Hasta entonces, la crisis se había desarrollado en el marco de la Constitución: un presidente que ha sido abandonado por los suyos puede dimitir antes de que se celebren nuevas elecciones. Todo cambia con la intervención de Williams Kaliman, jefe del Estado Mayor. Aunque se formó en la Escuela de las Américas, una academia donde Estados Unidos ofrece instrucción militar a soldados latinoamericanos, se tenía a este general por una persona muy próxima a Evo Morales, quien se había ocupado de mimar al ejército. Pero en los últimos días, muchos miembros de la policía se han amotinado. A menudo hostiles con el MAS-IPSP, se unieron a las filas de Camacho. “Las Fuerzas Armadas tienen que optar entre enfrentarse a los policías amotinados o abandonar al poder”, resume Do Alto. El general se decanta, pero no se contenta con hacer una discreta llamada telefónica al jefe del Estado. Rodeado de altos oficiales uniformados, convocó a los medios de comunicación para “sugerir” al presidente que presentara su dimisión, estableciendo así al ejército como actor político de esta crisis, algo que sin duda no está previsto en la Constitución.

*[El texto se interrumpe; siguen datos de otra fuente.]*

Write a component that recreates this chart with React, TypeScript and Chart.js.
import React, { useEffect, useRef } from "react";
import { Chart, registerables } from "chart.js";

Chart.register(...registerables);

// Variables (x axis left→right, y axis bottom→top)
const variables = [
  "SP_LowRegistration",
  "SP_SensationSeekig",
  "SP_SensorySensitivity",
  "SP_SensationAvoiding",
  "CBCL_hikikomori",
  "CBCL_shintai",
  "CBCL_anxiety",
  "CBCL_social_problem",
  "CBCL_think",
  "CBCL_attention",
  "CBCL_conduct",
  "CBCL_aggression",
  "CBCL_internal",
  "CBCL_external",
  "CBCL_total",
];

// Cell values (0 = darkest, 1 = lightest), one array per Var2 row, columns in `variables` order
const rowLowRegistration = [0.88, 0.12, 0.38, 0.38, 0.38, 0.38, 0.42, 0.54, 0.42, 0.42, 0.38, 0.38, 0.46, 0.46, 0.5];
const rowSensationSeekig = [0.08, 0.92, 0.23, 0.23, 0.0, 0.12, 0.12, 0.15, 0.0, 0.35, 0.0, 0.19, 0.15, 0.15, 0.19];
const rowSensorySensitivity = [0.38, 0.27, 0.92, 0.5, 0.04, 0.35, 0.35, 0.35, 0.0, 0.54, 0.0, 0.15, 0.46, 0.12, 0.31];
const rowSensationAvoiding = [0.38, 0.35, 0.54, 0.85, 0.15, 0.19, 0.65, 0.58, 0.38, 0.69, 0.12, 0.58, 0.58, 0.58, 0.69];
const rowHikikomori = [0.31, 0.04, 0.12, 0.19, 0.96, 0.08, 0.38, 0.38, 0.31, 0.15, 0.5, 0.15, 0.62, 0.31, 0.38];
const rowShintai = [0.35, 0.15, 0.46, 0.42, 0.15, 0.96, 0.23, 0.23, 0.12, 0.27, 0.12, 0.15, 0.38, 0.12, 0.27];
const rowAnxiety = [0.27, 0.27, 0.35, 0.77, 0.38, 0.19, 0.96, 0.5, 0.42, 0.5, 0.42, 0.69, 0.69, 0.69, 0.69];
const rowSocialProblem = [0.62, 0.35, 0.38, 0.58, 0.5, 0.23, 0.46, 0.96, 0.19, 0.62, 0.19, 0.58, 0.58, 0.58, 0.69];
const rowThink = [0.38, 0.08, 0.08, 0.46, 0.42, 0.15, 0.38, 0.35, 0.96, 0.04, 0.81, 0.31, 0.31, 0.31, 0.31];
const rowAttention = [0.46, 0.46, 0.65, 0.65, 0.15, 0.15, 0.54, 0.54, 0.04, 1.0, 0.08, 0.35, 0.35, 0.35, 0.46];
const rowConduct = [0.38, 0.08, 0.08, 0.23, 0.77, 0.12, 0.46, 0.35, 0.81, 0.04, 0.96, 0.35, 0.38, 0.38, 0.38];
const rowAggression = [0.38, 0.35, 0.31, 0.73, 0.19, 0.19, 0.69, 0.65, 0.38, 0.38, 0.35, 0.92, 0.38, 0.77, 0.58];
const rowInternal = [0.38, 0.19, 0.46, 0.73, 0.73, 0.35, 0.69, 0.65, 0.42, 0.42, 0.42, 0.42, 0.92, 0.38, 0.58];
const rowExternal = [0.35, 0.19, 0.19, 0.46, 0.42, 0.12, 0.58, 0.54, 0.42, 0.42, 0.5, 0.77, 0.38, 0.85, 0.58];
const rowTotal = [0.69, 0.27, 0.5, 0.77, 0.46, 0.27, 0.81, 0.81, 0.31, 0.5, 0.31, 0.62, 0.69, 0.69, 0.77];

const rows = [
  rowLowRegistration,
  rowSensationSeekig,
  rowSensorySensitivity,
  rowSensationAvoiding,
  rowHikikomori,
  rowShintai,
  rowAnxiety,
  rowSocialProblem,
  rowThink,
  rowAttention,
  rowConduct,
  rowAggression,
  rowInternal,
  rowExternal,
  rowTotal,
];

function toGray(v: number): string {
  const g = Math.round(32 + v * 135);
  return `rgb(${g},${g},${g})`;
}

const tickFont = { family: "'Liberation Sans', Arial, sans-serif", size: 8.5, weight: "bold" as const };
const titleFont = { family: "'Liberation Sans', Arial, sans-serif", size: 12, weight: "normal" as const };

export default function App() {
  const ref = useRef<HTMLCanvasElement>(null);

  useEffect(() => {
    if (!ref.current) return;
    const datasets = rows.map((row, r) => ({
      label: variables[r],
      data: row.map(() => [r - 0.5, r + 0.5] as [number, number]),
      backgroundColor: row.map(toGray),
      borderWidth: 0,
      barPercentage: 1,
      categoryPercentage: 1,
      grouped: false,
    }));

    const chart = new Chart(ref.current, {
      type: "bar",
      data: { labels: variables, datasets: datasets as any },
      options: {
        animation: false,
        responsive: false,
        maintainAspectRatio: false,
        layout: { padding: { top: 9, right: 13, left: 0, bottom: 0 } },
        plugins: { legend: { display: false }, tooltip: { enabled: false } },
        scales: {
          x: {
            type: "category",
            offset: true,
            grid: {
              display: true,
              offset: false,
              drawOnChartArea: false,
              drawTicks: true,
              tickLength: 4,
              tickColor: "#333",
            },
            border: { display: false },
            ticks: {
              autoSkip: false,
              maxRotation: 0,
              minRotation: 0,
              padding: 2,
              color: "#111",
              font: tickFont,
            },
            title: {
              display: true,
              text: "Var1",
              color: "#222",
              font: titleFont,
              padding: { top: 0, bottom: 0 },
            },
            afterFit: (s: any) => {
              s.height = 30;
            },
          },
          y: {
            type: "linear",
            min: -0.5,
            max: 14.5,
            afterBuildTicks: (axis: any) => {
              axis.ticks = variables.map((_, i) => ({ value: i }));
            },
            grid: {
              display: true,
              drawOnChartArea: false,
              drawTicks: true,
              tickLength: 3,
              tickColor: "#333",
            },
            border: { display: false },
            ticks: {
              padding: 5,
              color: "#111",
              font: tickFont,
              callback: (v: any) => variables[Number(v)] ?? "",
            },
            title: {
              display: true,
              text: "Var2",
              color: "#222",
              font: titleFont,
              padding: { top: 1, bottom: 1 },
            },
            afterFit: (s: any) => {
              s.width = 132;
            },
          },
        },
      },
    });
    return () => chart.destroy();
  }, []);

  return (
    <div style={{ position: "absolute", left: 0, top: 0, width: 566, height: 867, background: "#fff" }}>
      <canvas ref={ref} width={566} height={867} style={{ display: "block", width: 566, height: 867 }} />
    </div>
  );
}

La oposición tradicional se ve sorprendida, la izquierda paralizada, la derecha reaccionaria enardecida. Informado de que habían puesto precio a su cabeza, Evo Morales huye. Camacho entra en el palacio presidencial, donde coloca, rodeado de los policías amotinados, una biblia encima de la bandera del país. Las residencias de varios representantes estatales y de familiares de Evo Morales son saqueadas, cuando no quemadas. Y en el momento en que la población sale a las calles, el ejército orquesta la represión, con un gran número de helicópteros y vehículos de combate blindados. No duda en disparar munición real porque precisamente la nueva “presidenta” ha firmado un decreto que exime a las Fuerzas Armadas de cualquier responsabilidad penal.

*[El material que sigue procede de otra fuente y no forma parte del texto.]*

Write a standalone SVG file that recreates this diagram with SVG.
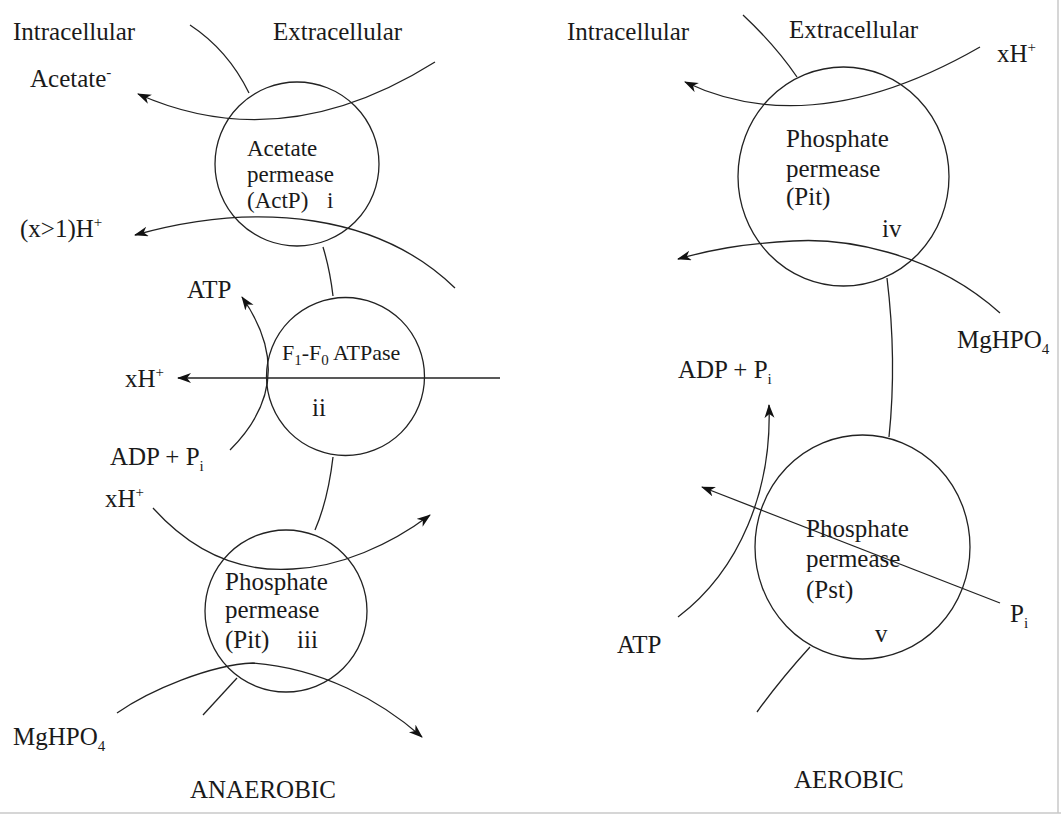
<svg xmlns="http://www.w3.org/2000/svg" width="1061" height="818" viewBox="0 0 1061 818">
<defs>
<style>
.t{font-family:"Liberation Serif","Times New Roman",serif;font-size:25px;fill:#1a1a1a}
.m{font-size:23px}
.s{font-size:15px}
.c{fill:none;stroke:#222;stroke-width:1.3}
.l{fill:none;stroke:#222;stroke-width:1.3}
.a{fill:none;stroke:#222;stroke-width:1.3;marker-end:url(#ah)}
.b{stroke:#c8c8c8;stroke-width:1.5}
</style>
<marker id="ah" markerUnits="userSpaceOnUse" markerWidth="16" markerHeight="12" refX="13" refY="5" orient="auto">
<path d="M0,0 L14,5 L0,10 L4,5 Z" fill="#111"/>
</marker>
</defs>
<rect width="1061" height="818" fill="#fff"/>
<line class="b" x1="0" y1="813" x2="1061" y2="813"/>
<line class="b" x1="1058" y1="0" x2="1058" y2="813"/>

<g id="connectors">
<path class="l" d="M190,25 Q228,50 249,93"/>
<path class="a" d="M435,62 Q282,158 138,94"/>
<path class="a" d="M455,288 C380,215 260,200 135,235"/>
<path class="l" d="M323,247 Q330,270 333,296"/>
<path class="a" d="M500,378 L178,378"/>
<path class="a" d="M230,450 Q300,380 242,297"/>
<path class="l" d="M333,457 Q328,500 315,530"/>
<path class="a" d="M153,508 C200,560 250,572 293,569 C340,567 390,545 430,515"/>
<path class="a" d="M117,713 C150,690 210,665 253,663 C320,668 380,700 422,737"/>
<path class="l" d="M203,715 L237,678"/>
<path class="l" d="M743,15 Q775,45 797,77"/>
<path class="a" d="M980,47 Q813,143 685,82"/>
<path class="a" d="M1000,313 C930,250 840,238 793,241 C740,244 710,250 678,259"/>
<path class="l" d="M887,278 Q897,360 889,437"/>
<path class="a" d="M678,617 C740,570 772,490 769,405"/>
<path class="a" d="M1000,603 L702,487"/>
<path class="l" d="M810,647 Q780,680 757,712"/>
</g>

<g id="node-actp">
<circle class="c" cx="297" cy="164" r="82"/>
<text class="t m" x="247" y="156">Acetate</text>
<text class="t m" x="247" y="182">permease</text>
<text class="t m" x="247" y="208">(ActP)</text>
<text class="t m" x="327" y="208">i</text>
</g>

<g id="node-atpase">
<circle class="c" cx="345.5" cy="376.5" r="79"/>
<text class="t" x="282" y="360" style="font-size:22px">F<tspan class="s" dy="5">1</tspan><tspan dy="-5">-F</tspan><tspan class="s" dy="5">0</tspan><tspan dy="-5"> ATPase</tspan></text>
<text class="t" x="312" y="416">ii</text>
</g>

<g id="node-pit-anaerobic">
<circle class="c" cx="286" cy="611" r="81"/>
<text class="t" x="225" y="590">Phosphate</text>
<text class="t" x="225" y="618">permease</text>
<text class="t" x="225" y="648">(Pit)</text>
<text class="t" x="297" y="648">iii</text>
</g>

<g id="node-pit-aerobic">
<ellipse class="c" cx="843.5" cy="176.5" rx="105.5" ry="109.5"/>
<text class="t" x="786" y="147">Phosphate</text>
<text class="t" x="786" y="177">permease</text>
<text class="t" x="786" y="205">(Pit)</text>
<text class="t" x="882" y="237">iv</text>
</g>

<g id="node-pst">
<ellipse class="c" cx="862.5" cy="547" rx="107.5" ry="112"/>
<text class="t" x="806" y="537">Phosphate</text>
<text class="t" x="806" y="567">permease</text>
<text class="t" x="806" y="598">(Pst)</text>
<text class="t" x="875" y="642">v</text>
</g>

<g id="labels">
<text class="t" x="13" y="40">Intracellular</text>
<text class="t" x="273" y="40">Extracellular</text>
<text class="t" x="30" y="87">Acetate<tspan class="s" dy="-10">-</tspan></text>
<text class="t" x="20" y="237">(x&gt;1)H<tspan class="s" dy="-10">+</tspan></text>
<text class="t" x="187" y="298">ATP</text>
<text class="t" x="125" y="387">xH<tspan class="s" dy="-10">+</tspan></text>
<text class="t" x="110" y="465">ADP + P<tspan class="s" dy="6">i</tspan></text>
<text class="t" x="105" y="507">xH<tspan class="s" dy="-10">+</tspan></text>
<text class="t" x="13" y="745">MgHPO<tspan class="s" dy="6">4</tspan></text>
<text class="t" x="190" y="798">ANAEROBIC</text>
<text class="t" x="567" y="40">Intracellular</text>
<text class="t" x="789" y="38">Extracellular</text>
<text class="t" x="997" y="62">xH<tspan class="s" dy="-10">+</tspan></text>
<text class="t" x="957" y="348">MgHPO<tspan class="s" dy="6">4</tspan></text>
<text class="t" x="678" y="378">ADP + P<tspan class="s" dy="6">i</tspan></text>
<text class="t" x="1010" y="622">P<tspan class="s" dy="6">i</tspan></text>
<text class="t" x="617" y="653">ATP</text>
<text class="t" x="794" y="788">AEROBIC</text>
</g>
</svg>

Si bien unas nuevas elecciones podrían haber permitido que el país decidiera si, y cómo, quería pasar página respecto a la era Morales, Bolivia está ahora mismo gobernada por Áñez, una senadora ultrafundamentalista cercana a Camacho, quien se ha autoproclamado presidenta. Se ha rodeado de soldados, de líderes vinculados a organizaciones racistas y de representantes de la patronal. Ninguno de ellos ha sido elegido para el cargo que ocupan. Esto se llama un golpe de Estado.